2) Une compréhension progressive de la nature de l’Etat

Après avoir rapporté l’Etat à la société civile à la suite de Hégel mais avec une conception fort différente Marx pose l’Etat comme organisation de la classe dominante. L’Etat défend la propriété privée des moyens de production et derrière cela la bourgeoisie. L’Etat capitaliste peut recevoir plusieurs formes (1) mais même sous la forme démocratique-représentative il reste bourgeois. "Le gouvernement moderne n’est qu’un comité qui gère les affaires communes de la classe bourgeoise tout entière" écrit Marx dans le Manifeste Communiste. Il détaille tout cela concrètement dans le Dix-huit Brumaire de Louis Bonaparte. Marx y est féroce pour décrire la machine d’Etat ou l’appareil d’ Etat. C’est avec la Guerre civile en France au moment de la Commune de 1871 que Marx pose l’appareil d’ Etat comme fondamentalement répressif. Et à l’armée et la police s’ajoutent à l’Eglise et l’école (2).

3) La conception d’Etat levier de la Révolution.

Un des points les plus important à souligner c’est sa conception d’Etat levier de la Révolution. La conquête démocratique doit dépasser son but strictement politique pour accéder à un objectif économique. C’est lorsque ce niveau de démocratisation sera atteint (et maintenu) que l’émancipation sociale du prolétaire sera réalisé.
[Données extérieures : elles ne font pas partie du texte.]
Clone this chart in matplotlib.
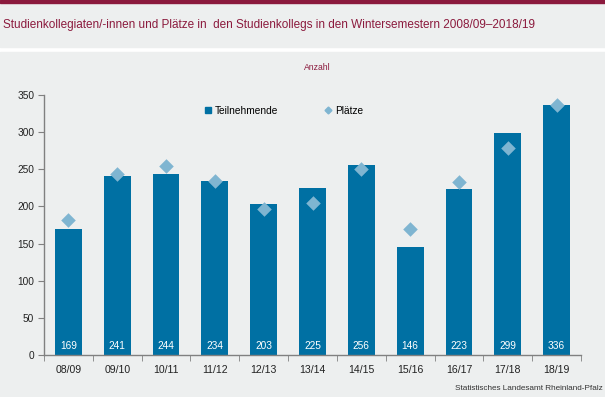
import matplotlib
matplotlib.use("Agg")
import matplotlib.pyplot as plt
from matplotlib.patches import Rectangle
from matplotlib.lines import Line2D
import numpy as np

categories = ["08/09", "09/10", "10/11", "11/12", "12/13", "13/14", "14/15", "15/16", "16/17", "17/18", "18/19"]
teilnehmende = [169, 241, 244, 234, 203, 225, 256, 146, 223, 299, 336]
plaetze = [182, 243, 255, 234, 197, 205, 251, 170, 233, 278, 336]
yticks = [0, 50, 100, 150, 200, 250, 300, 350]

W, H = 605, 397
bg = "#EDEFEF"
maroon = "#8B1A3D"
bar_c = "#0070A3"
dia_c = "#7FB5D1"
axis_c = "#808080"

plt.rcParams['font.family'] = ['Liberation Sans', 'DejaVu Sans']
fig = plt.figure(figsize=(W/100, H/100), dpi=100)
fig.patch.set_facecolor("white")

# background panels
fig.add_artist(Rectangle((0, 1 - 47/H), 1, 47/H, transform=fig.transFigure, color=bg, zorder=0))
fig.add_artist(Rectangle((0, 0), 1, 1 - 52/H, transform=fig.transFigure, color=bg, zorder=0))
fig.add_artist(Rectangle((0, 1 - 2.5/H), 1, 2.5/H, transform=fig.transFigure, color=maroon, zorder=1))

fig.text(3/W, 1 - 25/H, "Studienkollegiaten/-innen und Plätze in  den Studienkollegs in den Wintersemestern 2008/09\u20132018/19",
         color=maroon, fontsize=8.5, va="center", ha="left")
fig.text(317/W, 1 - 67/H, "Anzahl", color=maroon, fontsize=6.2, va="center", ha="center")
fig.text(603/W, 1 - 389/H, "Statistisches Landesamt Rheinland-Pfalz", color="#333333", fontsize=5.9,
         va="center", ha="right")

x0, x1 = 44, 581
y0, y1 = 355, 95
ax = fig.add_axes([x0/W, 1 - y0/H, (x1 - x0)/W, (y0 - y1)/H])
ax.set_facecolor("none")
n = len(categories)
x = np.arange(n)
ax.bar(x, teilnehmende, width=0.55, color=bar_c, zorder=2, label="Teilnehmende")
ax.scatter(x, plaetze, marker="D", s=55, color=dia_c, zorder=3, linewidths=0, label="Plätze")
for xi, v in zip(x, teilnehmende):
    ax.text(xi, 11.5, str(v), color="white", ha="center", va="center", fontsize=7.3, zorder=4)

ax.set_xlim(-0.5, n - 0.5)
ax.set_ylim(0, 350)
ax.set_yticks(yticks)
ax.set_yticklabels([str(t) for t in yticks], fontsize=7.3, color="#222222")
ax.set_xticks(x)
ax.set_xticklabels(categories, fontsize=7.6, color="#222222")
ax.tick_params(axis="x", length=0, pad=7)
ax.set_xticks(np.arange(-0.5, n, 1), minor=True)
ax.tick_params(axis="x", which="minor", length=4, color=axis_c, direction="out")
ax.tick_params(axis="y", length=4, color=axis_c, direction="out", pad=3)
for s in ["top", "right"]:
    ax.spines[s].set_visible(False)
for s in ["left", "bottom"]:
    ax.spines[s].set_color(axis_c)
    ax.spines[s].set_linewidth(1.0)

handles = [Line2D([0], [0], marker="s", linestyle="none", color=bar_c, markersize=5),
           Line2D([0], [0], marker="D", linestyle="none", color=dia_c, markersize=3.5)]
leg = fig.legend(handles, ["Teilnehmende", "Plätze"], loc="center left",
                 bbox_to_anchor=(196/W, 1 - 111/H), ncol=2, frameon=False, fontsize=7.3,
                 handlelength=0.6, handletextpad=0.4, columnspacing=4.6)

fig.savefig("out.png", dpi=100, facecolor=fig.get_facecolor())
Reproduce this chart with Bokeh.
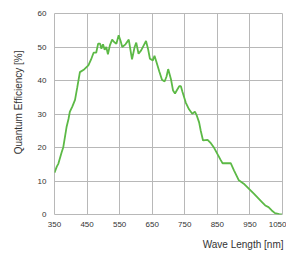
from bokeh.plotting import figure
from bokeh.models import Range1d, FixedTicker, Title, ColumnDataSource
from bokeh.embed import file_html
from bokeh.resources import INLINE

wavelength = [350, 357, 362, 372, 377, 387, 393, 397, 405, 413, 420, 428, 441, 454, 462,
              470, 478, 484, 490, 494, 499, 504, 509, 514, 520, 527, 533, 540, 547, 553,
              558, 568, 578, 588, 596, 601, 608, 616, 624, 631, 637, 643, 652, 657, 663,
              672, 680, 688, 694, 699, 708, 714, 720, 727, 733, 738, 743, 753, 763, 773,
              781, 787, 794, 799, 806, 820, 830, 840, 850, 860, 866, 891, 901, 916, 931,
              962, 987, 997, 1007, 1017, 1027, 1040, 1048]
efficiency = [12.5, 14.3, 15.2, 18.6, 20.1, 26.1, 28.5, 30.6, 32.3, 34.2, 38.0, 42.5, 43.3, 44.5, 46.2,
              48.3, 48.3, 51.0, 51.0, 49.5, 50.8, 49.2, 50.0, 47.8, 50.5, 52.2, 51.5, 51.0, 53.5, 51.8,
              50.0, 50.8, 52.2, 46.3, 50.0, 51.3, 48.0, 49.0, 50.5, 51.8, 49.5, 46.5, 46.0, 47.4, 45.5,
              42.6, 40.2, 39.7, 41.2, 43.4, 40.2, 37.0, 36.1, 37.3, 38.3, 38.3, 36.6, 33.4, 31.4, 30.1,
              30.7, 29.5, 27.5, 25.0, 22.1, 22.3, 21.3, 19.9, 18.1, 16.3, 15.3, 15.3, 13.2, 10.2, 9.2,
              6.2, 3.7, 2.7, 2.2, 1.2, 0.4, 0.1, 0.0]
x_ticks = [350, 450, 550, 650, 750, 850, 950, 1050]
y_ticks = [0, 10, 20, 30, 40, 50, 60]
x_title = "Wave Length [nm]"
y_title = "Quantum Efficiency [%]"

FONT = "Liberation Sans"
TXT = "#333333"
GRID = "#b8b8b8"

p = figure(width=286, height=256, output_backend="svg", toolbar_location=None,
           x_range=Range1d(350, 1050), y_range=Range1d(0, 60),
           min_border_left=53, min_border_right=4, min_border_top=13, min_border_bottom=42)
p.background_fill_color = "white"
p.border_fill_color = "white"
p.outline_line_color = GRID

p.xaxis.ticker = FixedTicker(ticks=x_ticks)
p.yaxis.ticker = FixedTicker(ticks=y_ticks)
for ax in (p.xaxis, p.yaxis):
    ax.axis_line_color = None
    ax.major_tick_line_color = None
    ax.minor_tick_line_color = None
    ax.major_tick_out = 0
    ax.major_tick_in = 0
    ax.major_label_text_font = FONT
    ax.major_label_text_font_size = "8px"
    ax.major_label_text_color = TXT
p.xaxis.major_label_standoff = 7
p.yaxis.major_label_standoff = 8

p.xgrid.grid_line_color = GRID
p.ygrid.grid_line_color = GRID
p.xgrid.grid_line_width = 1
p.ygrid.grid_line_width = 1

src = ColumnDataSource(dict(x=wavelength, y=efficiency))
p.line("x", "y", source=src, line_color="#5cb946", line_width=1.8)

p.add_layout(Title(text=x_title, align="right", offset=-1, text_font=FONT,
                   text_font_size="10px", text_font_style="normal", text_color=TXT,
                   standoff=14), "below")
p.add_layout(Title(text=y_title, align="right", offset=37, text_font=FONT,
                   text_font_size="10px", text_font_style="normal", text_color=TXT,
                   standoff=21), "left")

open("out.html", "w").write(file_html(p, INLINE))
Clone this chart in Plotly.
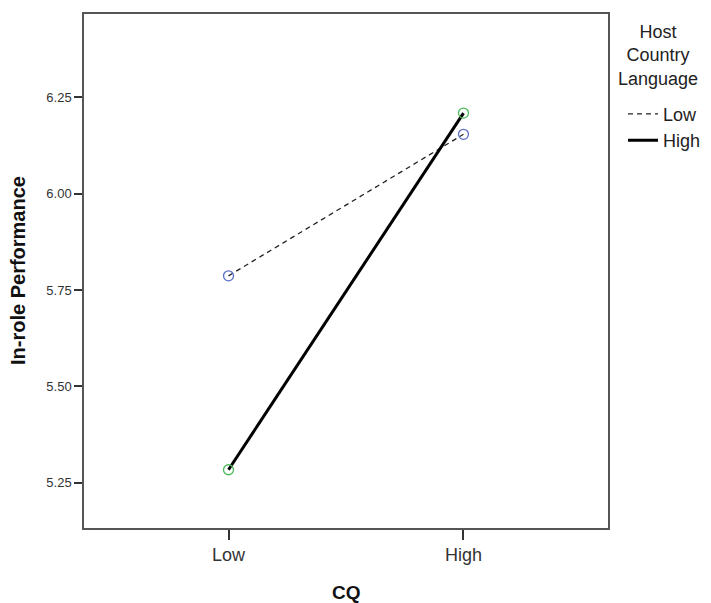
import plotly.graph_objects as go

cq = ["Low", "High"]
hcl_low = [5.787, 6.154]
hcl_high = [5.284, 6.209]
x_title = "CQ"
y_title = "In-role Performance"
legend_title = "Host<br>Country<br>Language"
y_ticks = [5.25, 5.50, 5.75, 6.00, 6.25]
y_tick_labels = ["5.25", "5.50", "5.75", "6.00", "6.25"]

xpos = list(range(len(cq)))

FONT = "Liberation Sans, Arial, sans-serif"

fig = go.Figure()
fig.add_trace(go.Scatter(x=xpos, y=hcl_low, mode="lines", name="Low",
                         line=dict(color="#222222", width=1.3, dash="5px,4px")))
fig.add_trace(go.Scatter(x=xpos, y=hcl_high, mode="lines", name="High",
                         line=dict(color="#000000", width=3)))
fig.add_trace(go.Scatter(x=xpos, y=hcl_low, mode="markers", showlegend=False,
                         marker=dict(symbol="circle-open", size=10, color="#5a6fc4",
                                     line=dict(width=1.3))))
fig.add_trace(go.Scatter(x=xpos, y=hcl_high, mode="markers", showlegend=False,
                         marker=dict(symbol="circle-open", size=10, color="#4cbb5c",
                                     line=dict(width=1.3))))

axis_common = dict(showline=True, mirror=True, linecolor="#555555", linewidth=1.5,
                   showgrid=False, zeroline=False, ticks="outside",
                   tickcolor="#333333", tickwidth=1.5, automargin=False)

# page body has an 8px margin, so the figure is sized to fit the window
fig.update_layout(
    width=703, height=595,
    margin=dict(l=76, r=103, t=6, b=75, autoexpand=False),
    paper_bgcolor="white", plot_bgcolor="white",
    font=dict(family=FONT, color="#222222"),
    xaxis=dict(range=[-0.615, 1.615], tickmode="array", tickvals=xpos, ticktext=cq,
               ticklen=10, tickfont=dict(size=18, color="#333333"),
               **axis_common),
    yaxis=dict(range=[5.133, 6.466], tickmode="array", tickvals=y_ticks, ticktext=y_tick_labels,
               ticklen=8, tickfont=dict(size=13, color="#333333"),
               **axis_common),
    legend=dict(x=1.0286, xanchor="left", y=0.841, yanchor="top",
                font=dict(size=18, color="#222222"),
                bgcolor="rgba(0,0,0,0)", tracegroupgap=0),
    annotations=[
        dict(text="<b>%s</b>" % y_title, xref="paper", yref="paper", x=0, y=0.5,
             xanchor="center", yanchor="middle", xshift=-66, textangle=-90,
             showarrow=False, font=dict(size=20, color="#111111", family=FONT)),
        dict(text="<b>%s</b>" % x_title, xref="paper", yref="paper", x=0.5, y=0,
             xanchor="center", yanchor="middle", yshift=-64,
             showarrow=False, font=dict(size=19, color="#111111", family=FONT)),
        dict(text=legend_title, xref="paper", yref="paper", x=1.0, y=1.0,
             xanchor="center", yanchor="top", xshift=50, yshift=-6,
             align="center", showarrow=False,
             font=dict(size=18, color="#222222", family=FONT)),
    ],
)

fig.write_html("out.html")
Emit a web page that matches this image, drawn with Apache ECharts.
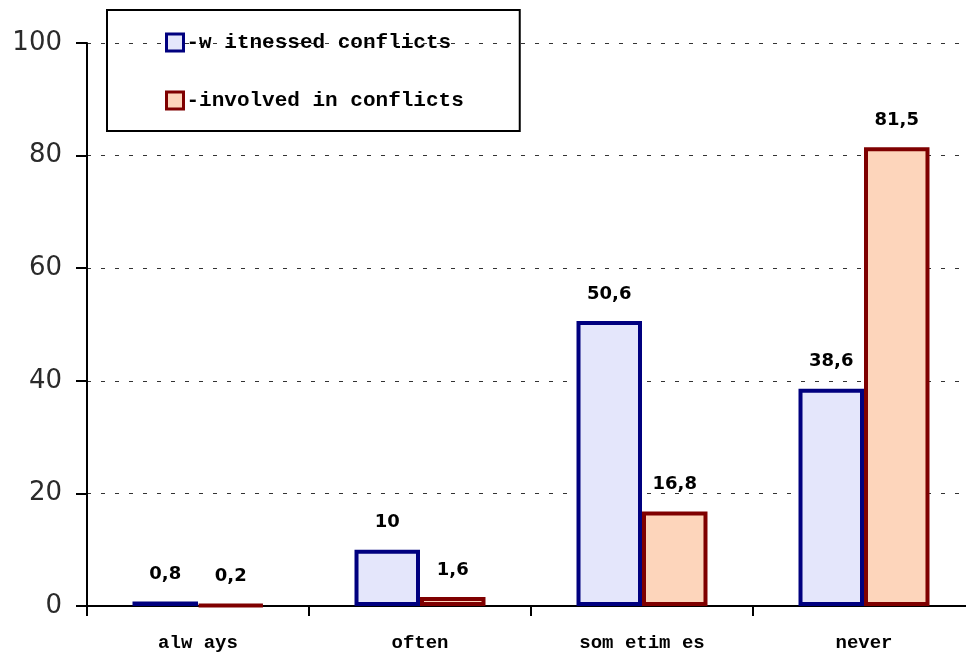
<!DOCTYPE html>
<html><head><meta charset="utf-8">
<script src="https://cdn.jsdelivr.net/npm/echarts@6/dist/echarts.min.js"></script>
<style>html,body{margin:0;padding:0;background:#fff}#c{width:966px;height:656px}</style>
</head><body><div id="c"></div>
<script>
const categories = ['alw ays', 'often', 'som etim es', 'never'];
const seriesNames = ['w itnessed conflicts', 'involved in conflicts'];
const witnessed = [0.8, 10, 50.6, 38.6];
const involved = [0.2, 1.6, 16.8, 81.5];
const yTicks = [0, 20, 40, 60, 80, 100];

const chart = echarts.init(document.getElementById('c'));
const lbl = {
  show: true, position: 'top', distance: 18,
  fontFamily: 'DejaVu Sans', fontWeight: 'bold', fontSize: 18, color: '#000',
  formatter: p => String(p.value).replace('.', ',')
};
chart.setOption({
  animation: false,
  grid: { left: 87, top: 43, bottom: 50, width: 888, outerBoundsMode: 'none', containLabel: false },
  legend: {
    left: 107, top: 10, orient: 'vertical', itemGap: 37,
    itemWidth: 17, itemHeight: 17, icon: 'rect',
    padding: [22, 56, 20, 58],
    borderColor: '#000', borderWidth: 2,
    itemStyle: { borderWidth: 3 },
    textStyle: { fontFamily: 'Liberation Mono', fontWeight: 'bold', fontSize: 21, color: '#000', padding: [0,0,0,-2] },
    formatter: n => '-' + n,
    data: seriesNames
  },
  xAxis: {
    type: 'category', data: categories,
    axisLine: { lineStyle: { color: '#000', width: 2 } },
    axisTick: { show: true, length: 10, lineStyle: { color: '#000', width: 2 } },
    axisLabel: { fontFamily: 'Liberation Mono', fontWeight: 'bold', fontSize: 19, color: '#000', margin: 28 }
  },
  yAxis: {
    type: 'value', min: 0, max: 100, interval: 20,
    axisLine: { show: true, lineStyle: { color: '#000', width: 2 } },
    axisTick: { show: true, length: 11, lineStyle: { color: '#000', width: 2 } },
    axisLabel: { fontFamily: 'DejaVu Sans', fontSize: 26, color: '#2a2a2a', margin: 25,
      formatter: v => yTicks.includes(v) ? String(v) : '' },
    splitLine: { show: true, lineStyle: { color: '#333', type: [4, 10], width: 1 } }
  },
  series: [
    { name: seriesNames[0], type: 'bar', data: witnessed, barGap: '0%', barCategoryGap: '41%',
      itemStyle: { color: '#e4e6fb', borderColor: '#00007f', borderWidth: 4 }, label: lbl },
    { name: seriesNames[1], type: 'bar', data: involved,
      itemStyle: { color: '#fdd5bb', borderColor: '#7f0000', borderWidth: 4 }, label: lbl }
  ]
});
</script></body></html>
Cela supposait pour lui l’abolition de la propriété bourgeoise et du rapport de classe qui va avec.

Christian Delarue

1. Nicolas Bénies a développé cet aspect en 1986 dans un ouvrage critique du libéralisme paru aux éditions La Brèche.

2 Althusser a particulièrement développé cette distinction entre appareils répressifs (ARE )et appareils idéologique ( AIE) d’Etat.